I’m not saying that attending church doesn’t have amazing benefits. I’m not saying that church attendance is encouraged in scripture. And I think being reminded about many of the wonderful tenets of sacred texts are foundational to a living a good life; it’s good to be reminded of stuff.

It’s also important to be in community with others who share your beliefs. This is true not just for Christianity, but for any spiritual practice. It’s what community is all about.

But there’s no Bible verse that says, “Go to church every Sunday.” If people want to talk about the Sabbath, that is on Saturday. So if we want to get technical, Christians should go on Saturday, like the Jews do.

These days, when I write about my faith journey, I sometimes feel that serious Christians are reading this and really getting angry.

But I like to write what I think. I think it’s important that more Christians do this. Like Solomon did in Ecclesiastes.

Be honest. Share your heart and observations. Get a conversation going.

I think it’s hardest for pastors to be honest. I think if pastors got on stage and talked about hard things, say, that they struggled with internet pornography, they’d be fired on the spot. Or if a pastor confessed that he had a crush one of the college students, again, he’d be fired on the spot.

You just can’t talk about real stuff like sex from the pulpit. And you certainly can’t talk about having those kinds of struggles.

I was in church once and the preacher talked about how he “used to have a porn addiction.” He was around 60. Then he said, “the Holy Spirit, years ago, just suddenly took it away.”

Just like that. Instantaneously. Porn addiction, gone.

“I did nothing, God did it.”

I felt enraged. To all the men who had yet to have a burning-bush-lust-eradicating experience, keep waiting and too bad.

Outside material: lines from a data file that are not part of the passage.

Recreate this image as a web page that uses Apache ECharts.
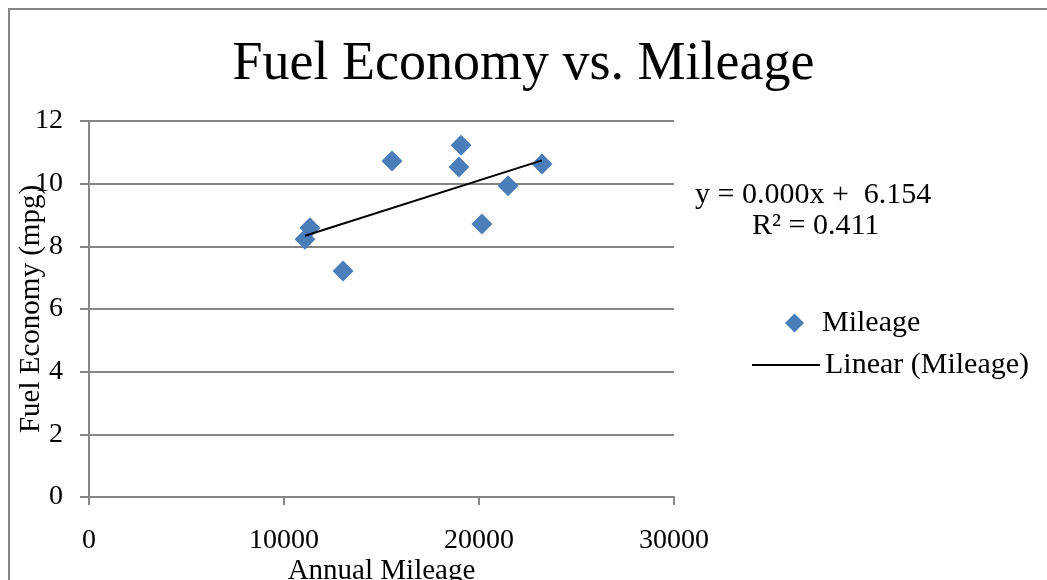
<!DOCTYPE html>
<html><head><meta charset="utf-8">
<script src="https://cdn.jsdelivr.net/npm/echarts@6/dist/echarts.min.js"></script>
<style>html,body{margin:0;padding:0;background:#fff}#c{width:1047px;height:580px}</style>
</head><body><div id="c"></div>
<script>
const title = 'Fuel Economy vs. Mileage';
const xName = 'Annual Mileage';
const yName = 'Fuel Economy (mpg)';
const mileage = [11080, 11330, 13030, 15540, 19080, 18970, 20150, 21490, 23230];
const economy = [8.23, 8.59, 7.21, 10.72, 11.23, 10.53, 8.71, 9.93, 10.63];
const equationLines = ['y = 0.000x +  6.154', 'R² = 0.411'];
const seriesName = 'Mileage';
const trendName = 'Linear (Mileage)';

// least-squares trendline from the data (as the spreadsheet does)
const n = mileage.length;
const mx = mileage.reduce((a,b)=>a+b,0)/n, my = economy.reduce((a,b)=>a+b,0)/n;
let sxy=0, sxx=0;
for (let i=0;i<n;i++){ sxy+=(mileage[i]-mx)*(economy[i]-my); sxx+=(mileage[i]-mx)**2; }
const slope = sxy/sxx, icpt = my - slope*mx;
const xmin = Math.min(...mileage), xmax = Math.max(...mileage);
const trend = [[xmin, icpt+slope*xmin],[xmax, icpt+slope*xmax]];

const F = 'Liberation Serif';
const gray = '#868686';
const chart = echarts.init(document.getElementById('c'));
chart.setOption({
  animation:false,
  textStyle:{fontFamily:F},
  title:{text:title,left:'center',top:33,textStyle:{fontFamily:F,fontSize:54,fontWeight:'normal',color:'#000'}},
  grid:{left:89,right:373,top:121,bottom:83,containLabel:false,outerBoundsMode:'none'},
  xAxis:{type:'value',min:0,max:30000,interval:10000,
    name:xName,nameLocation:'middle',nameGap:60,nameMoveOverlap:false,
    nameTextStyle:{fontFamily:F,fontSize:29,color:'#000'},
    axisLine:{lineStyle:{color:gray,width:2}},
    axisTick:{show:true,length:8,lineStyle:{color:gray,width:2}},
    axisLabel:{margin:30,fontSize:28,color:'#000',fontFamily:F,formatter:v=>String(v)},
    splitLine:{show:false}},
  yAxis:{type:'value',min:0,max:12,interval:2,
    name:yName,nameLocation:'middle',nameGap:43,nameMoveOverlap:false,
    nameTextStyle:{fontFamily:F,fontSize:29,color:'#000'},
    axisLine:{show:true,lineStyle:{color:gray,width:2}},
    axisTick:{show:true,length:9,lineStyle:{color:gray,width:2}},
    axisLabel:{margin:26,fontSize:28,color:'#000',fontFamily:F},
    splitLine:{lineStyle:{color:gray,width:2}}},
  legend:[
    {data:[{name:seriesName,icon:'diamond'}],orient:'vertical',left:780,top:303,
     itemWidth:19,itemHeight:19,textStyle:{fontSize:30,fontFamily:F,color:'#000',padding:[0,0,0,13]}},
    {data:[{name:trendName,icon:'rect'}],orient:'vertical',left:747,top:345,
     itemWidth:68,itemHeight:2,textStyle:{fontSize:30,fontFamily:F,color:'#000',padding:[0,0,0,0]}}
  ],
  graphic:[
    {type:'rect',shape:{x:9,y:9,width:1100,height:620},style:{fill:'none',stroke:gray,lineWidth:2},silent:true},
    {type:'text',left:695,top:180,style:{text:equationLines[0],font:'30px "Liberation Serif"',fill:'#000'}},
    {type:'text',left:752,top:211,style:{text:equationLines[1],font:'30px "Liberation Serif"',fill:'#000'}}
  ],
  series:[
    {name:seriesName,type:'scatter',symbol:'diamond',symbolSize:21,
     itemStyle:{color:'#4a7ebb',opacity:1},data:mileage.map((x,i)=>[x,economy[i]]),z:3},
    {name:trendName,type:'line',symbol:'none',data:trend,
     lineStyle:{color:'#000',width:2},itemStyle:{color:'#000'},z:4}
  ]
});
</script></body></html>
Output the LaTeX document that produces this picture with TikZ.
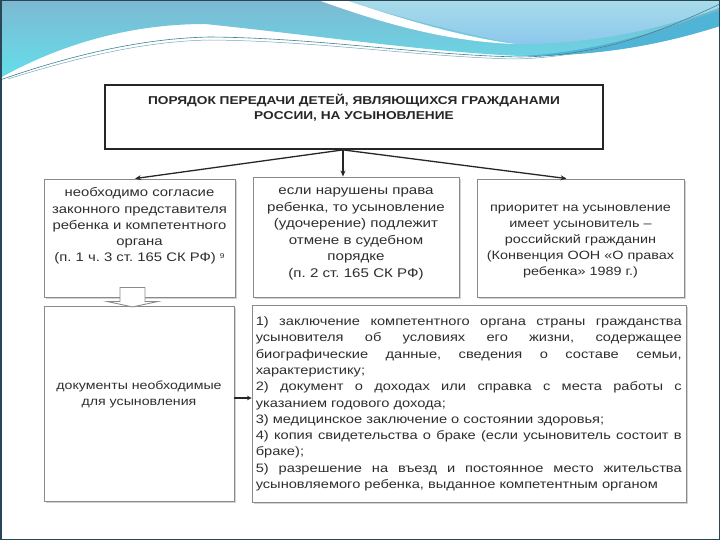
\documentclass[tikz,border=0pt]{standalone}
\usepackage{fontspec}
\setmainfont[FakeStretch=1.2]{Liberation Sans}
\usetikzlibrary{arrows.meta,calc,shadows}
\definecolor{txt}{HTML}{2E2E2E}
\definecolor{boxline}{HTML}{8A8A8A}
\definecolor{frame}{HTML}{2A4656}
\definecolor{bannerA}{RGB}{125,185,210}
\definecolor{bannerB}{RGB}{100,222,234}
\definecolor{bannerC}{RGB}{168,220,234}
\definecolor{bannerD}{RGB}{140,200,236}
\definecolor{bannerE}{RGB}{80,180,215}
\definecolor{wave}{RGB}{60,130,150}
\newlength\lstw
\setlength{\lstw}{426pt}
\newcommand\js{\hspace{0.25em plus 1fill}}
\newcommand\jline[1]{\leavevmode\hbox to \lstw{#1}}
\hbadness=10000
\hfuzz=20pt
\frenchspacing
\begin{document}
\begin{tikzpicture}[x=1pt,y=-1pt,
  box/.style={draw=boxline, line width=0.9pt, fill=white, inner sep=0pt,
    drop shadow={shadow xshift=1.6pt, shadow yshift=-1.6pt, opacity=0.35, fill=gray}},
  titlebox/.style={draw=black!85, line width=1.8pt, fill=white, inner sep=0pt},
  txtc/.style={text=txt, align=center, inner sep=0pt},
  txtl/.style={text=txt, align=left, inner sep=0pt},
  arr/.style={draw=black!85, line width=1.3pt, -{Stealth[length=6pt,width=5pt]}},
  harr/.style={draw=black!85, line width=1.3pt, -{Stealth[length=4.5pt,width=4.5pt]}}
]
\useasboundingbox (0,0) rectangle (720,540);
% banner
\shade[top color=bannerA, bottom color=bannerB]
  (0,0) -- (720,0) -- (720,26) .. controls (660,45) and (600,56) .. (520,56)
  .. controls (430,52) and (320,36) .. (205,24)
  .. controls (120,24) and (50,50) .. (0,78) -- cycle;
\shade[top color=bannerC, bottom color=bannerD]
  (345,0) -- (720,0) -- (720,8) .. controls (650,32) and (590,44) .. (515,44)
  .. controls (450,30) and (400,18) .. (345,0) -- cycle;
\fill[white] (318,0) -- (345,0) .. controls (420,25) and (470,38) .. (515,44)
  .. controls (460,42) and (400,30) .. (318,0) -- cycle;
\fill[bannerE] (520,56) .. controls (600,52) and (660,30) .. (720,10)
  -- (720,26) .. controls (660,45) and (600,56) .. (520,56) -- cycle;
\draw[wave, line width=0.6pt] (0,80) .. controls (80,52) and (150,38) .. (210,37)
  .. controls (320,38) and (420,55) .. (520,57) .. controls (600,56) and (660,32) .. (720,4);
\draw[wave!70, line width=0.5pt] (8,79) .. controls (85,55) and (150,41) .. (210,40)
  .. controls (320,41) and (420,57) .. (515,59) .. controls (600,57) and (665,30) .. (720,8);
% frame
\draw[frame, line width=1.5pt] (0.75,0.75) rectangle (719.25,539.25);

% title
\node[titlebox, minimum width=498pt, minimum height=64pt] (title) at (354,117) {};
\node[txtc, anchor=north, text width=490pt, text=black!85,
  font={\fontsize{11.4}{14.5}\selectfont\bfseries}] (titlet) at ($(title.north)+(0,10)$)
  {ПОРЯДОК ПЕРЕДАЧИ ДЕТЕЙ, ЯВЛЯЮЩИХСЯ ГРАЖДАНАМИ\\РОССИИ, НА УСЫНОВЛЕНИЕ};

% three boxes
\node[box, minimum width=191pt, minimum height=118pt] (lb) at (139.5,238) {};
\node[txtc, anchor=north, text width=187pt, font={\fontsize{12.4}{16.2}\selectfont}] (lbt)
  at ($(lb.north)+(0,9)$)
  {необходимо согласие\\законного представителя\\ребенка и компетентного\\органа\\(п. 1 ч. 3 ст. 165 СК РФ)~\raisebox{3pt}{\fontsize{7}{8}\selectfont 9}};

\node[box, minimum width=206pt, minimum height=120pt] (mb) at (356,237) {};
\node[txtc, anchor=north, text width=202pt, font={\fontsize{12.6}{16.5}\selectfont}] (mbt)
  at ($(mb.north)+(0,11)$)
  {если нарушены права\\ребенка, то усыновление\\(удочерение) подлежит\\отмене в судебном\\порядке\\(п. 2 ст. 165 СК РФ)};

\node[box, minimum width=207pt, minimum height=118pt] (rb) at (580.5,238) {};
\node[txtc, text width=203pt, font={\fontsize{12}{15.8}\selectfont}] (rbt)
  at ($(rb.center)+(0,3.5)$)
  {приоритет на усыновление\\имеет усыновитель –\\российский гражданин\\(Конвенция ООН «О правах\\ребенка» 1989 г.)};

% lower boxes
\node[box, minimum width=190pt, minimum height=195pt] (db) at (139,403.5) {};
\node[txtc, text width=186pt, font={\fontsize{11.8}{16}\selectfont}] (dbt)
  at ($(db.center)+(0,-9.5)$)
  {документы необходимые\\для усыновления};

\node[box, minimum width=434pt, minimum height=197pt] (lst) at (469,403.5) {};
\node[txtl, anchor=north west, text width=428pt, font={\fontsize{12.2}{16.3}\selectfont}] (lstt)
  at ($(lst.north west)+(4,12)$)
  {\jline{1)\js заключение\js компетентного\js органа\js страны\js гражданства}\\
  \jline{усыновителя\js об\js условиях\js его\js жизни,\js содержащее}\\
  \jline{биографические\js данные,\js сведения\js о\js составе\js семьи,}\\
  характеристику;\\
  \jline{2)\js документ\js о\js доходах\js или\js справка\js с\js места\js работы\js с}\\
  указанием годового дохода;\\
  3) медицинское заключение о состоянии здоровья;\\
  \jline{4)\js копия\js свидетельства\js о\js браке\js (если\js усыновитель\js состоит\js в}\\
  браке);\\
  \jline{5)\js разрешение\js на\js въезд\js и\js постоянное\js место\js жительства}\\
  усыновляемого ребенка, выданное компетентным органом};

% arrows
\coordinate (src) at ($(title.south)+(-11,0)$);
\draw[arr] (src) -- ($(lb.north)+(-4.5,0)$);
\draw[arr] (src) -- (src |- mb.north);
\draw[arr] (src) -- ($(rb.north)+(-14,0)$);
\draw[harr] (db.east |- 0,398) -- (lst.west |- 0,398);

% hollow block arrow
\draw[boxline, line width=0.9pt, fill=white]
  ($(lb.south)+(-19.5,-10)$) -- ($(lb.south)+(5.5,-10)$) -- ($(lb.south)+(5.5,4)$)
  -- ($(lb.south)+(18.5,4)$) -- ($(lb.south)+(-7,9.5)$) -- ($(lb.south)+(-32.5,4)$)
  -- ($(lb.south)+(-19.5,4)$) -- cycle;
\end{tikzpicture}
\end{document}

I think it would have been better had he said, “Of course I still struggle from time to time but it’s nothing like it once was.”

That would have seemed more realistic. More honest.

Whenever people talk about their own sins in church, they usually talk about safe little vices. Like impatience. Or eating too much chocolate. Those are safe sins to talk about.

Nobody would ever talk about cheating on his taxes.

Or, lying.

Evangelicals really seem to like talking about the sins of non-Christians. All those drinking, carnal, hedonistic, liberal, godless,  souls.

Evangelicals love to judge non-believers.

It’s weird because Paul the Apostle told Christians they were not to judge non-believers. They were supposed to judge believers: “What business is it of mine to judge those outside the church? Are you not to judge those inside?” (1 Corinthians 5:12).

If you look at the life of Jesus and Paul’s letters, about all they are doing, is telling the Christians to start acting like Jesus, especially about caring for the poor and marginalized.

Some people decide to get into small house groups in addition to Sunday church. Those can be helpful. Because there’s a better environment to share about your life. But those groups can be dangerous. One friend of mine came out and told the group she started a relationship with another woman — and that they were in love with each other.

The concerned souls tried to counsel her away from loving this woman. They used Bible verses and prayed and told her it was all out of their “love” for her.

I suppose.

I guess they thought they were judging her the way Paul instructed them to. But none of the concerned ones, I presume, talked about their own struggles with lust or greed or consumerism or hypocrisy. Or, especially, with self-righteousness.

They just all focused on her and her “sin.”

My friend left the group, never to come back.

And I don’t blame her.

As an aside, I don’t like modifiers like radical to be put in front of words like honesty. There’s no such thing as radical honesty.

You are either honest are you are not.

I came across the quotation by Leo Tolstoy recently. It was from his journal. From 1905.

“A state of depression. I began to think it’s because nobody loves me. I started counting up all those who don’t love me. But then I thought, why should people love me? There’s really no reason. It’s only up to me to love; what they do is their affair. And people do love me much more than I deserve. Then during the night I thought a lot about myself. I’m an exceptionally bad, vicious man. I have all the vices, and to a very high degree: envy, and greed, and meanness, and sensuality, and vanity, and ambition, and pride, and malice. No, not malice, but bitterness, deceitfulness, and hypocrisy. Everything, everything, and to a far higher degree than the majority of people. My only salvation is that I know it, and have been fighting — fighting all my life — against it.”

Being a part of a church family is a good thing. Some of the best times of my life were when I was actively serving in church. So if you think I discourage attending church, far from it.

My hope is some of you will read this and try to find a way to cultivate a deeper value and practice of honesty within your churches. Especially if you are a pastor.

“Indeed, there is no one on earth who is righteous, no one who does what is right and never sins” (‭‭Ecclesiastes‬ ‭7:20‬).

We need to come clean on our crap.

We need to realize that we — all of us — are exceptionally bad, vicious people.

 

* It’s important to note that the root in vicious is the word, vice. It’s synonymous with the word sinful.